Supporting players like the ever-reliable Alan Arkin as the pragmatic Frankfurter and Bob Balaban as the loyal Kowalsky provide grounding counterpoints to Jakob’s escalating predicament. They represent the community grappling with this newfound, possibly dangerous, hope. Does knowing the Russians might be near make the present suffering easier, or harder, to bear? The film poses this question effectively. The lie becomes a living entity, demanding constant upkeep, forcing Jakob into increasingly risky improvisations. It highlights a fundamental human need: the need for narrative, for a story that promises a future, even when reality offers none. One particularly memorable detail often shared is that Williams, known for his improvisational genius, largely stuck to the script, feeling the weight and specificity of Becker's story demanded adherence rather than comedic riffs.
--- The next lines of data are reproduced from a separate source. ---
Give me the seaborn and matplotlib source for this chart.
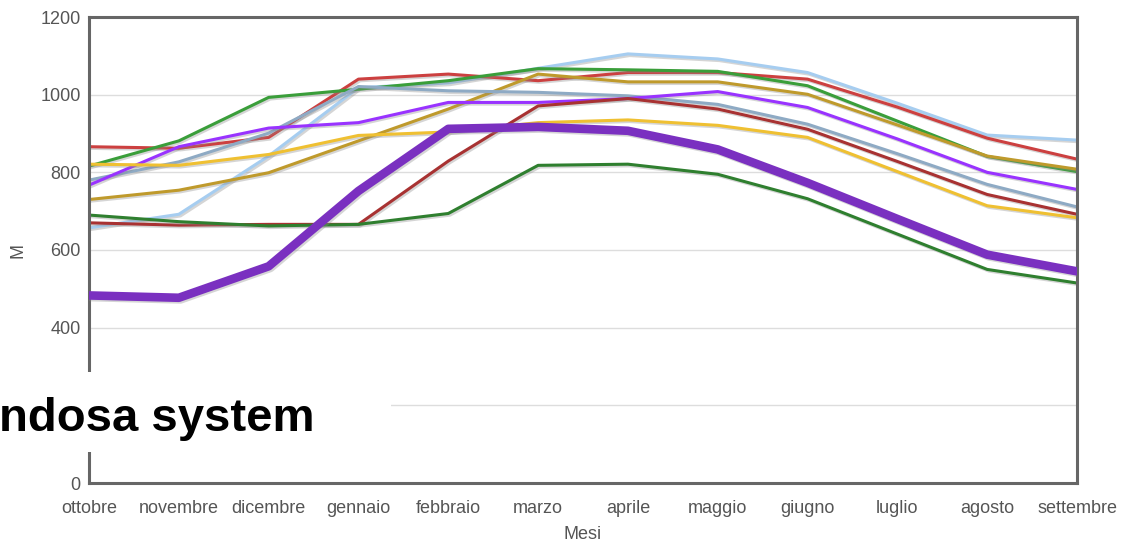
import numpy as np
import pandas as pd
import matplotlib
matplotlib.use("Agg")
import matplotlib.pyplot as plt
import matplotlib.patheffects as pe
from matplotlib.patches import Rectangle
import seaborn as sns

# months on the x axis
mesi = ["ottobre", "novembre", "dicembre", "gennaio", "febbraio", "marzo",
        "aprile", "maggio", "giugno", "luglio", "agosto", "settembre"]

# y tick labels (200 is hidden under the white box in the reference)
etichette_y = ["0", "", "400", "600", "800", "1000", "1200"]

# values
azzurro = [657, 692, 842, 1018, 1030, 1068, 1105, 1092, 1057, 978, 896, 883]
rosso = [866, 862, 890, 1040, 1053, 1036, 1057, 1057, 1040, 968, 888, 834]
verde = [816, 881, 993, 1014, 1036, 1067, 1064, 1060, 1023, 932, 841, 802]
ocra = [730, 754, 799, 881, 963, 1053, 1033, 1033, 1001, 922, 842, 808]
grigio = [780, 827, 901, 1021, 1010, 1006, 997, 975, 924, 848, 769, 711]
viola = [767, 866, 914, 928, 980, 980, 990, 1008, 967, 886, 800, 756]
rosso_scuro = [670, 664, 666, 666, 829, 971, 990, 963, 911, 828, 743, 692]
giallo = [821, 818, 846, 895, 904, 928, 935, 921, 890, 802, 714, 683]
verde_scuro = [690, 673, 662, 666, 694, 818, 821, 795, 732, 641, 550, 515]
viola_spesso = [483, 477, 558, 752, 912, 917, 907, 859, 773, 680, 588, 545]

series = {
    "azzurro": azzurro,
    "rosso": rosso,
    "verde": verde,
    "ocra": ocra,
    "grigio": grigio,
    "viola": viola,
    "rosso scuro": rosso_scuro,
    "giallo": giallo,
    "verde scuro": verde_scuro,
    "viola spesso": viola_spesso,
}

colori = {
    "azzurro": "#a6cdf0",
    "rosso": "#cc4040",
    "verde": "#3a9e3a",
    "ocra": "#bf9a2c",
    "grigio": "#8eaac4",
    "viola": "#9933ff",
    "rosso scuro": "#a83232",
    "giallo": "#efc032",
    "verde scuro": "#2f7f2f",
    "viola spesso": "#7a30c0",
}

W, H = 1121, 545


def main():
    sns.set_theme(style="white")
    plt.rcParams["font.family"] = ["Liberation Sans", "DejaVu Sans"]

    fig = plt.figure(figsize=(W / 100, H / 100), dpi=100)
    ax = fig.add_axes([89 / W, 1 - 483 / H, (1077 - 89) / W, (483 - 17) / H])

    x = np.arange(len(mesi))
    shadow = [pe.SimpleLineShadow(offset=(1.2, -1.2), shadow_color="#888888", alpha=0.35), pe.Normal()]

    for nome, valori in series.items():
        lw = 6.2 if nome == "viola spesso" else 2.2
        sns.lineplot(x=x, y=valori, ax=ax, color=colori[nome], linewidth=lw,
                     path_effects=shadow, zorder=3 if nome == "viola spesso" else 2)

    ax.set_xlim(0, len(mesi) - 1)
    ax.set_ylim(0, 1200)
    ax.set_xticks(x)
    ax.set_xticklabels(mesi)
    ax.set_yticks(range(0, 1201, 200))
    ax.set_yticklabels(etichette_y)
    ax.yaxis.grid(True, color="#dddddd", linewidth=1)
    ax.xaxis.grid(False)
    ax.tick_params(axis="both", labelsize=13, labelcolor="#555555", length=0)
    ax.tick_params(axis="x", pad=12)
    ax.tick_params(axis="y", pad=6)
    for spine in ax.spines.values():
        spine.set_color("#666666")
        spine.set_linewidth(2.2)

    ax.set_xlabel("Mesi", fontsize=13, color="#555555", labelpad=7)
    ax.set_ylabel("M", fontsize=13, color="#555555", labelpad=10)

    # white box with the cut-off caption on top of the chart
    fig.add_artist(Rectangle((0, 1 - 452 / H), 391 / W, 80 / H, transform=fig.transFigure,
                             facecolor="white", edgecolor="none", zorder=10))
    fig.text(-1 / W, 1 - 431 / H, "ndosa system", fontsize=34, fontweight="bold",
             color="black", va="baseline", ha="left", zorder=11)

    fig.savefig("out.png", dpi=100)


if __name__ == "__main__":
    main()
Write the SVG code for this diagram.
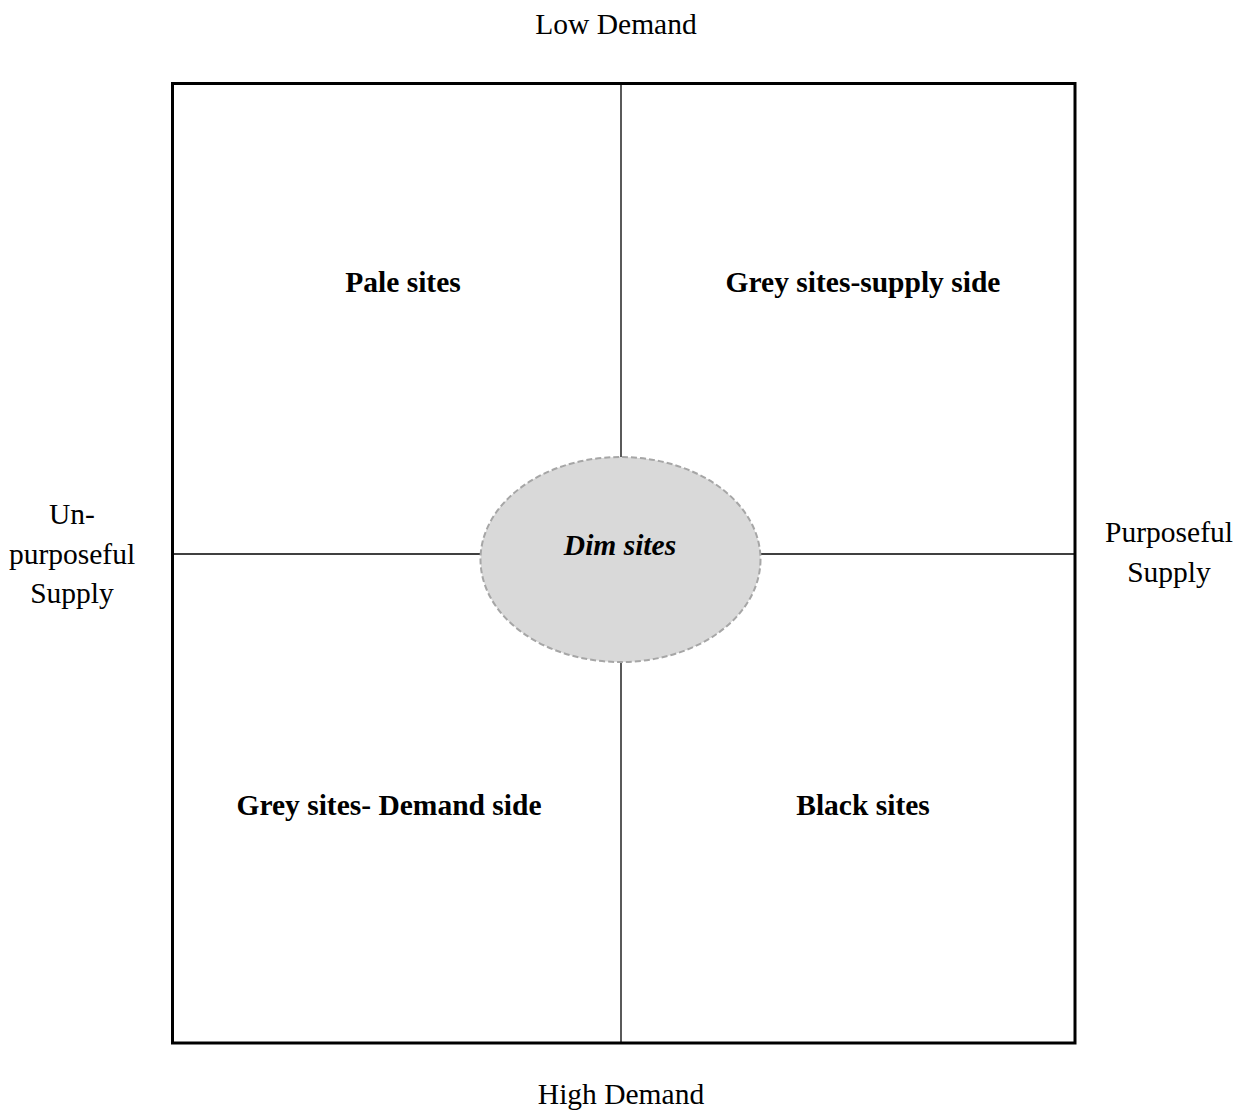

Despite its earnest intentions and Williams' committed performance, Jakob the Liar didn't quite connect with audiences or critics upon release. It grossed only around $5 million domestically against a reported $45 million budget (a significant sum for a drama of this nature then), and Williams even received a Razzie nomination for Worst Actor – a stark contrast to the Oscar buzz surrounding Life is Beautiful. Perhaps the timing was wrong, or perhaps the blend of tragedy and engineered hope felt less organic than intended.
Jakob the Liar is a film wrestling with profound ideas: the ethics of deception for the greater good, the sustenance derived from hope, however illusory, and the enduring human spirit in the bleakest of circumstances. Robin Williams delivers a sincere, often moving performance, embodying the crushing weight of being the sole bearer of false light. The connection to Jurek Becker's life grants the story undeniable gravity. However, the film sometimes struggles tonally, caught between the grim reality of the Holocaust and a more accessible, somewhat sentimental narrative approach that feels characteristic of late-90s Hollywood dramas aiming for broader appeal. It doesn't quite possess the raw power of its predecessor or the unique tonal alchemy of Life is Beautiful. Renting this on VHS back in the day, perhaps expecting another Williams triumph, might have led to a more complicated, muted viewing experience than anticipated.

This score reflects a film with noble intentions, a committed central performance, and a poignant real-life backstory that are ultimately hampered by tonal inconsistencies and an approach that feels somewhat sanitized compared to the subject matter's horrifying reality. It attempts something difficult but doesn't fully succeed, leaving one feeling respect for the effort rather than deep emotional resonance.
What lingers most isn't necessarily the fabricated hope within the film, but the question of how we, removed by time and circumstance, choose to remember and represent such incomprehensible darkness. Jakob the Liar offers one answer, flawed perhaps, but born from a genuine desire to find humanity amidst the horror.